Conventional IR systems and OPACs provide little flexibility in searching or browsing at will in the information databases they contain. Those that do generally exact a large cost in learning time and effort from the user. But as a look back to earlier information systems should suggest, characteristic factors such as structure, organization and other reading or access devices are not the limiting, restricting factors. There are few options available at the conventional computer system search interface because the designers have put few there. Lack of interface flexibility and search options is imposed neither by today's technology nor by highly-structured databases. In fact, organization, structure, pre-established linkages between information entities or nodes and navigational search methods are the means by which system designers can provide retrieval systems that offer users not only a variety of search options but also increased flexibility in the way they may wish to browse and move about the information source. Hypertext is one way of characterizing this increased, "non-linear" flexibility.
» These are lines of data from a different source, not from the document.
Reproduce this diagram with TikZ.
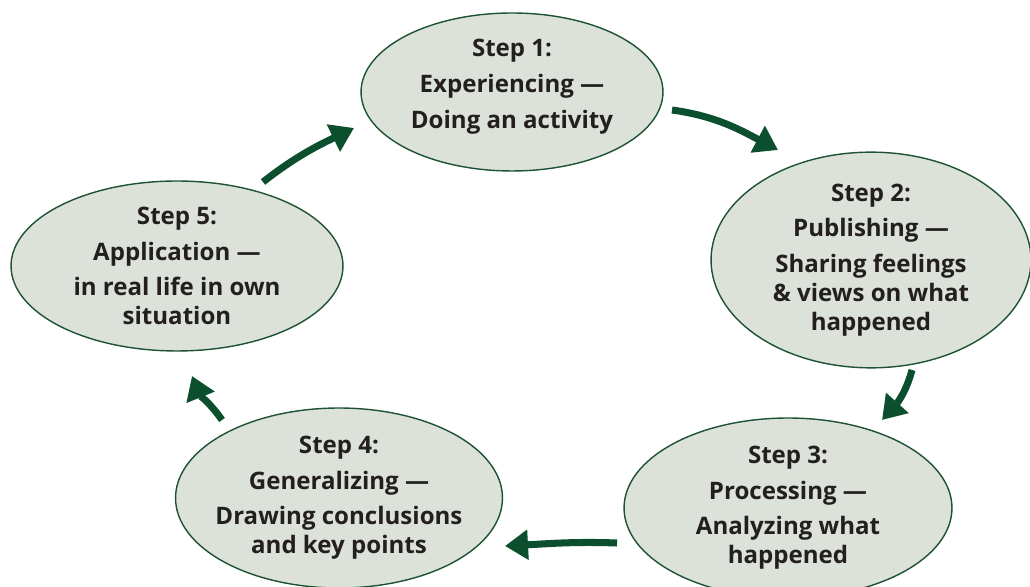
\documentclass[tikz,border=0pt]{standalone}
\usepackage{fontspec}
\setmainfont{Open Sans}
\usetikzlibrary{shapes.geometric,arrows.meta}
\definecolor{stagefill}{HTML}{DCE1DA}
\definecolor{stageline}{HTML}{1D5233}
\definecolor{arrowgreen}{HTML}{0B4F2E}
\definecolor{inktext}{HTML}{231F20}
\tikzset{
  stagenode/.style = {ellipse, draw=stageline, line width=0.8pt, fill=stagefill, align=center,
    inner sep=0pt, text=inktext, font=\fontsize{13.7}{16.5}\selectfont\bfseries},
  cyc_arr/.style = {draw=arrowgreen, line width=4pt,
    -{Triangle[length=0.46cm, width=0.58cm, fill=arrowgreen]}}
}

\begin{document}
\begin{tikzpicture}[x=0.02cm, y=0.02cm]
	\useasboundingbox (0,0) rectangle (1030,587);
	\node [stagenode, minimum width=6.04cm, minimum height=3.16cm] (s1) at (512,495)
		{Step 1:\\[3.8pt] Experiencing ---\\[3.8pt] Doing an activity\\[-7pt]\mbox{}};
	\node [stagenode, minimum width=6.4cm, minimum height=3.88cm] (s2) at (871,327)
		{Step 2:\\[3.8pt] Publishing ---\\[3.8pt] Sharing feelings\\ \& views on what\\ happened};
	\node [stagenode, minimum width=6.56cm, minimum height=3.6cm] (s3) at (788,79)
		{Step 3:\\[3.8pt] Processing ---\\[3.8pt] Analyzing what\\ happened};
	\node [stagenode, inner xsep=-6pt, minimum width=6.54cm, minimum height=3.6cm] (s4) at (339,89)
		{Step 4:\\[3.8pt] Generalizing ---\\[3.8pt] Drawing conclusions\\ and key points};
	\node [stagenode, minimum width=6.64cm, minimum height=3.4cm] (s5) at (177,321)
		{Step 5:\\[3.8pt] Application ---\\[3.8pt] in real life in own\\ situation};
	\coordinate (a1) at (672,477);  \coordinate (b1) at (778,437);
	\coordinate (a2) at (912,217);  \coordinate (b2) at (882,167);
	\coordinate (a3) at (617,44);   \coordinate (b3) at (505,41);
	\coordinate (a4) at (222,167);  \coordinate (b4) at (192,211);
	\coordinate (a5) at (263,405);  \coordinate (b5) at (354,459);
	\draw [cyc_arr] (a1) to[out=-8, in=152] (b1);
	\draw [cyc_arr] (a2) to[out=-105, in=48] (b2);
	\draw [cyc_arr] (a3) to[out=178, in=3] (b3);
	\draw [cyc_arr] (a4) to[out=125, in=-68] (b4);
	\draw [cyc_arr] (a5) to[out=38, in=206] (b5);
\end{tikzpicture}
\end{document}
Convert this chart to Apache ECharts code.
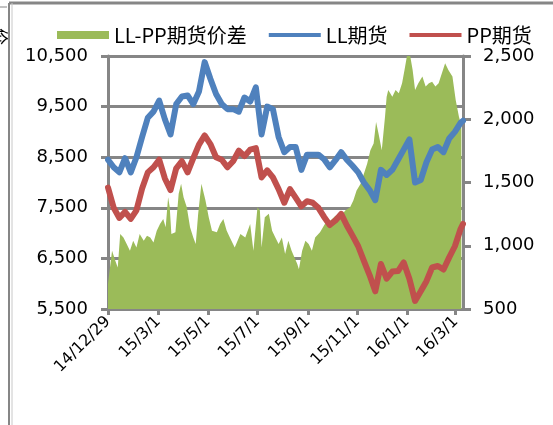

Searchers often have difficulty defining and expressing their information needs. The database structure and vocabulary requirements of the search system may be unknown to the searcher. For such searchers, looking is more inviting then formulating. Browsing is inherently active and engaging, and many users seem to prefer action and encounter to reflection and analysis. It could be said that richly interactive exploratory systems and sources attract such users. This may explain the popularity of the World Wide Web and its "browser" interfaces.

Reflection on the reasons and circumstances in which people browse should yield a new understanding of the importance of this activity. These insights should inform the design of information retrieval systems and lead to improved browsing capabilities in these systems. In the past browsing has often been viewed as a secondary or supplemental search strategy or technique to primary, query-oriented, directed, structured searching. Bates suggests that there may still be a "lingering tendency in information science to see browsing in contrast to directed searching, to see it as a casual, don't-know-what-I-want behavior that one engages in separately from 'regular' searching" (Bates, 1989).

Searching by browsing is a natural, preferred searching technique for many people, especially when they are engaged in "general purposive" information seeking. Ellis' research on the information seeking behavior of social scientists shows that various forms of browsing are a standard component of their research and "keeping aware" activities. He recommends that browsing of a variety of types of information that supplement the standard bibliographic record be provided in online retrieval systems (Ellis, 1989). Liebscher and Marchionini's (1988) research has demonstrated that browsing can be as effective in its results as structured, query-oriented Boolean searching, for novice searchers of full-text documents. Marchionini argues that because of the massive amounts of poorly organized information available in electronic form, browsing is even more important in electronic environments than in traditional environments like those presented by open-access libraries (Marchionini, 1987).

There are a variety of information seeking needs, aims, and strategies that would seem to require searching by semi-directed exploration, recognition, and discovery, rather than searching by explicit query formulation-matching operations, whether aided or not by relevance feedback, query expansion techniques. Thus, it seems self-evident that users would greatly benefit from the development of computer-based information systems that support and encourage searching and exploration of electronic information resources via browsing or "berrypicking."

Designers of information retrieval systems and online catalogs should become more receptive to the browsing requirements of searchers, and begin to provide capabilities and search options in their systems that will support these requirements. Most IR systems support some aspects of browsing, but still implement the paradigm of direct, query-matching retrieval. Exploratory browsing also provides a suitable paradigm for information system design, and, perhaps, an even more representative one, given the many varieties of information needs and searching behavior.